Loyalist paramilitary have issued a statement pledging to “eschew all violence and criminality”.
The Ulster Defence Association, the Ulster Volunteer Force and the Red Hand Commando released a joint declaration of intent "recommitting" themselves to the peaceful and democratic principles of the 1998 Belfast Agreement. Tuesday is the 21st anniversary of the 1994 loyalist ceasefire.
This initiative comes after 18 months of secret work that involved the paramilitaries and Tony Blair's former chief of staff Jonathan Powell, former Ulster Unionist Party leader David Trimble's chief of staff David Campbell and UKIP Assembly member David McNarry.
“If there are those who attempt to use current or past associations with our organisations to further criminality they will be disowned and should be aware that they will not be permitted to use the cover of loyalism,” the loyalist groups said in the statement.
“We expect the authorities to take whatever steps are necessary to deal with any offenders. Anyone misusing loyalism for criminal purposes should be held accountable to the criminal justice system.”

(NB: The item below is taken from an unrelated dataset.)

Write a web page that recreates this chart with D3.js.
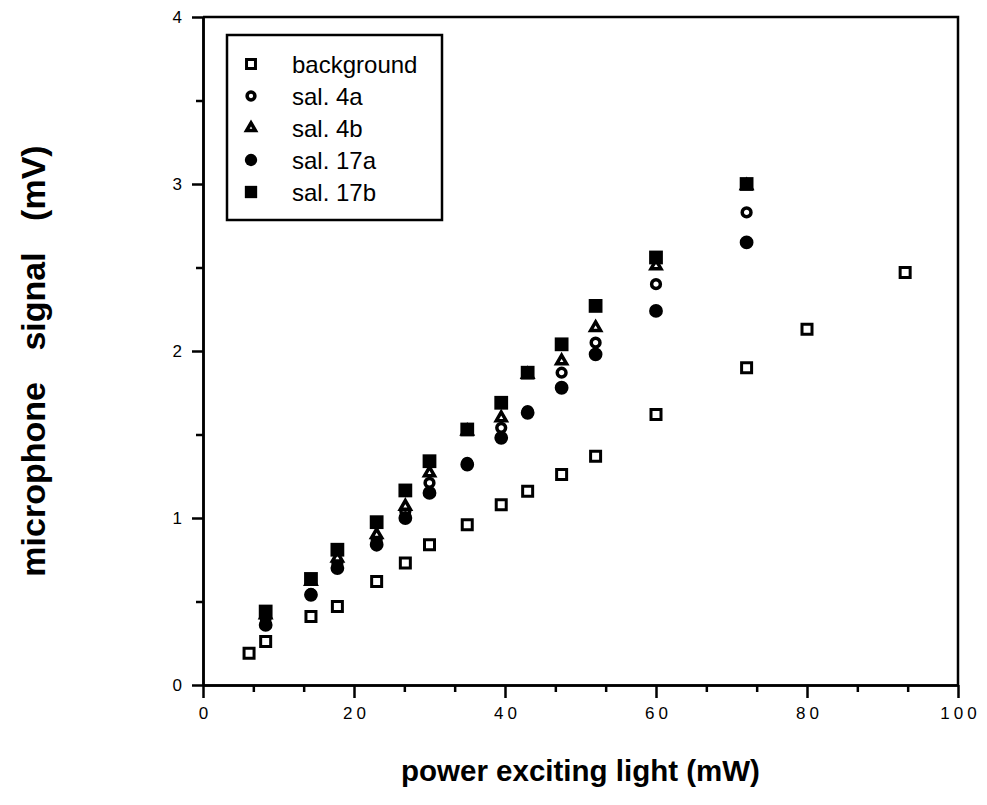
<!DOCTYPE html>
<html>
<head>
<meta charset="utf-8">
<script src="https://cdn.jsdelivr.net/npm/d3@7"></script>
<style>
  body { margin: 0; background: #fff; }
  svg text { font-family: "Liberation Sans", Arial, sans-serif; fill: #000; }
</style>
</head>
<body>
<div id="chart"></div>
<script>
// power of exciting light (mW)
const powerBg = [6.1, 8.3, 14.3, 17.8, 23, 26.8, 30, 35, 39.5, 43, 47.5, 52, 60, 72, 80, 93]
const background = [0.19, 0.26, 0.41, 0.47, 0.62, 0.73, 0.84, 0.96, 1.08, 1.16, 1.26, 1.37, 1.62, 1.90, 2.13, 2.47]

const powerSal = [8.3, 14.3, 17.8, 23, 26.8, 30, 35, 39.5, 43, 47.5, 52, 60, 72]
const sal4a = [0.40, 0.545, 0.73, 0.87, 1.04, 1.21, 1.33, 1.54, 1.64, 1.87, 2.05, 2.40, 2.83]
const sal4b = [0.42, 0.62, 0.76, 0.90, 1.07, 1.27, 1.52, 1.60, 1.86, 1.94, 2.14, 2.51, 2.99]
const sal17a = [0.36, 0.54, 0.70, 0.84, 1.00, 1.15, 1.32, 1.48, 1.63, 1.78, 1.98, 2.24, 2.65]
const sal17b = [0.44, 0.635, 0.81, 0.975, 1.165, 1.34, 1.53, 1.69, 1.87, 2.04, 2.27, 2.56, 3.00]

const seriesNames = ['background', 'sal. 4a', 'sal. 4b', 'sal. 17a', 'sal. 17b']
const xTicks = [0, 20, 40, 60, 80, 100]
const yTicks = [0, 1, 2, 3, 4]

const width = 987
const height = 805
const padding = { left: 203, right: 29, top: 17, bottom: 120 }

const svg = d3.select('#chart')
  .append('svg')
  .attr('width', width)
  .attr('height', height)

const xScale = d3.scaleLinear().domain([0, 100]).range([padding.left, width - padding.right])
const yScale = d3.scaleLinear().domain([0, 4]).range([height - padding.bottom, padding.top])

// symbol styles per series
const styles = [
  { type: d3.symbolSquare, size: 100, fill: '#fff', stroke: 3 },
  { type: d3.symbolCircle, size: 60, fill: '#fff', stroke: 3.5 },
  { type: d3.symbolTriangle, size: 42, fill: '#fff', stroke: 3.5 },
  { type: d3.symbolCircle, size: 150, fill: '#000', stroke: 0 },
  { type: d3.symbolSquare, size: 190, fill: '#000', stroke: 0 }
]

const series = [
  { x: powerBg, y: background },
  { x: powerSal, y: sal4a },
  { x: powerSal, y: sal4b },
  { x: powerSal, y: sal17a },
  { x: powerSal, y: sal17b }
]

// axes
const x0 = xScale.range()[0], x1 = xScale.range()[1]
const y0 = yScale.range()[0], y1 = yScale.range()[1]

const minorX = d3.range(0, 100.01, 20 / 3).filter(v => Math.abs(v / 20 - Math.round(v / 20)) > 0.01)
const minorY = [0.5, 1.5, 2.5, 3.5]

svg.append('g')
  .attr('transform', `translate(0, ${y0})`)
  .call(d3.axisBottom(xScale).tickValues(minorX).tickSize(7).tickFormat('').tickSizeOuter(0))
svg.append('g')
  .attr('class', 'xaxis')
  .attr('transform', `translate(0, ${y0})`)
  .call(d3.axisBottom(xScale).tickValues(xTicks).tickSize(13).tickPadding(9).tickSizeOuter(0))

svg.append('g')
  .attr('transform', `translate(${x0}, 0)`)
  .call(d3.axisLeft(yScale).tickValues(minorY).tickSize(7).tickFormat('').tickSizeOuter(0))
svg.append('g')
  .attr('class', 'yaxis')
  .attr('transform', `translate(${x0}, 0)`)
  .call(d3.axisLeft(yScale).tickValues(yTicks).tickFormat(d3.format('d')).tickSize(11).tickPadding(6).tickSizeOuter(0))

svg.selectAll('.domain, .tick line')
  .attr('stroke', '#000')
  .attr('stroke-width', 2.5)

svg.selectAll('.xaxis text, .yaxis text')
  .attr('font-size', 17)
  .attr('letter-spacing', 4)
svg.selectAll('.xaxis text').attr('dx', 2)

// top and right border
svg.append('path')
  .attr('d', `M${x0},${y1}H${x1}V${y0}`)
  .attr('fill', 'none')
  .attr('stroke', '#000')
  .attr('stroke-width', 2.5)

// points
series.forEach((s, k) => {
  const st = styles[k]
  svg.append('g')
    .selectAll('path')
    .data(s.y)
    .enter()
    .append('path')
    .attr('transform', (d, i) => `translate(${xScale(s.x[i])}, ${yScale(d)})`)
    .attr('d', d3.symbol().type(st.type).size(st.size))
    .attr('fill', st.fill)
    .attr('stroke', '#000')
    .attr('stroke-width', st.stroke)
})

// legend
const legend = svg.append('g').attr('transform', 'translate(227, 35)')
legend.append('rect')
  .attr('width', 215)
  .attr('height', 185)
  .attr('fill', '#fff')
  .attr('stroke', '#000')
  .attr('stroke-width', 2.5)

const rows = legend.selectAll('g.row')
  .data(seriesNames)
  .enter()
  .append('g')
  .attr('class', 'row')
  .attr('transform', (d, i) => `translate(0, ${29 + i * 32})`)

rows.append('path')
  .attr('transform', 'translate(24, 0)')
  .attr('d', (d, i) => d3.symbol().type(styles[i].type).size(styles[i].size * 0.8)())
  .attr('fill', (d, i) => styles[i].fill)
  .attr('stroke', '#000')
  .attr('stroke-width', (d, i) => styles[i].stroke)

rows.append('text')
  .attr('x', 65)
  .attr('y', 9)
  .attr('font-size', 24)
  .text(d => d)

// axis titles
svg.append('text')
  .attr('x', (x0 + x1) / 2)
  .attr('y', 781)
  .attr('text-anchor', 'middle')
  .attr('font-size', 29.5)
  .attr('font-weight', 'bold')
  .text('power exciting light (mW)')

svg.append('text')
  .attr('transform', `translate(45, ${(y0 + y1) / 2 + 10}) rotate(-90)`)
  .attr('text-anchor', 'middle')
  .attr('font-size', 34)
  .attr('font-weight', 'bold')
  .attr('word-spacing', 22)
  .text('microphone signal (mV)')
</script>
</body>
</html>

They said Northern Ireland was "not inclusive" of the loyalist community and that within that community there was a "vacuum" and a "significant disenchantment" with politics. "It is no coincidence that the attainment levels of working class loyalist young people are the lowest in the United Kingdom, " they said.
The loyalist groups said they were forming a Loyalist Communities Council which would be independently chaired and have a secretariat to advance the cause of loyalism.
“It is our hope that the council will become a vehicle for attracting meaningful funding and initiatives to assist loyalist communities…enabling loyalism to play a full and active role in the community and wider remit and in constitutional politics.”
Between 1966 and 1999, according to the Lost Lives book, the UDA, UVF and Red Hand Commando killed 955 people. It is estimated that they were involved in more than 50 killings since then.
Mr Powell, who as one of Mr Blair’s most senior aides while he was prime minister and closely involved in the peace process, said loyalists had been left behind and it was a “terrible mistake to leave them out in the cold”.
He described the initiative as “a process and not an event” and said the groups had pledged to renounce all violence and criminality.
“Some may argue that these organisations should just disappear. The experience from around the world suggests that would be a mistake,” he said at a press conference in the Park Avenue Hotel in east Belfast.
“Other violent groups would simply take over the names UVF, UDA and the Red Hand Commando and carry on with paramilitarism. We really don’t want to see a Real UVF and a Continuity UDA,” he added.
“This is not about money. These men have taken this step because it is the right thing to do,” said Mr Powell.
Mr Campbell, who is still involved in the UUP, said the initiative was born out of concern that there was “drift” within loyalism and “a significant risk of a return to violence”.
Billy Hutchinson, leader of the Progressive Unionist Party, which is linked to the UVF and Red Hand Commando, said people should suspend any cynicism they might entertain. "This is a very positive step. I am asking people to give it a chance, give it six months to see what we can do," he said.
Jackie McDonald, viewed as “brigadier” of the UDA in south Belfast and one of its most senior spokesmen, also said people should give the initiative a fair chance. “We are not even out of the room and people are trying to shoot down what we are trying to do. We need cooperation, we need encouragement, we need people to believe in what we are trying to do,” he said.